Commitment devices break the loop by removing some of the negotiation.
They convert vague intention into a more binding decision. They move part of the battle upstream, into a moment where you still have clarity. They replace “I hope I do it” with “I already decided, and there is a consequence if I back out.”
That is often what behavior change actually requires.
Not more inspiration. More structure.
The best commitment devices have teeth
A commitment device only works if it changes the decision calculus in the moment that matters.
It has to be meaningful enough that future-you cannot casually ignore it.
That is why soft intentions so often fail. “I should,” “I’ll try,” and “I really want to” all collapse under enough friction. A real commitment device needs enough force behind it to survive contact with inconvenience.

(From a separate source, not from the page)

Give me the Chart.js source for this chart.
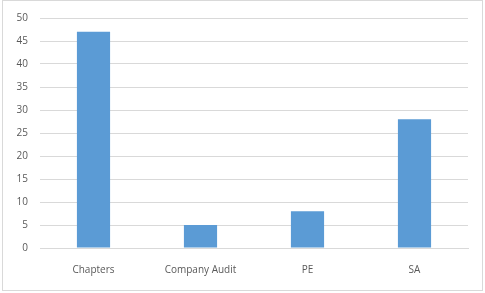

That does not mean every commitment device needs money involved. But it does mean there has to be something real at stake.
Time. Friction. Reputation. Access. Money. Social exposure. Lost optionality. Some concrete cost.
If nothing is truly at risk, then the device is usually just another promise to yourself.
And most people already know how that story ends.
The point is not punishment for its own sake
It is important to understand what commitment devices are not.
They are not built on the idea that people should suffer more. They are not moral theater. They are not about pretending willpower can be forced through shame alone.
They are tools for aligning your immediate incentives with your actual goals.
The point is to help the version of you in the moment make the same choice the reflective version of you already wanted.
In that sense, a well-designed commitment device is not hostile. It is supportive. It respects the reality that motivation fades, moods shift, and good intentions are unstable under pressure.
It does not ask you to become a different species. It gives you a structure that works with the species you already are.
Why this matters in real life
This matters because the gap between intention and action is where a lot of life quietly breaks down.
Not in dramatic failure. In ordinary drift.
Missed workouts. Missed mornings. Missed deadlines. The slow erosion that happens when you keep making plans with one version of yourself and breaking them with another.
That is where commitment devices earn their place.
They are not for people who do not care. They are for people who do care, but know caring is not always enough at the exact moment of choice.
That is the entire point.
The bottom line
Motivation is useful, but it is unstable.
It comes and goes. It depends on sleep, mood, stress, weather, momentum, emotion, and a hundred other variables that have very little to do with what you claim to value.
A commitment device is an admission that this is true.
It says: I know what I want in the long run, and I do not fully trust my moment-to-moment impulses to get me there.
That is not weakness. That is realism.
And realism is usually a better foundation for behavior change than motivation ever was.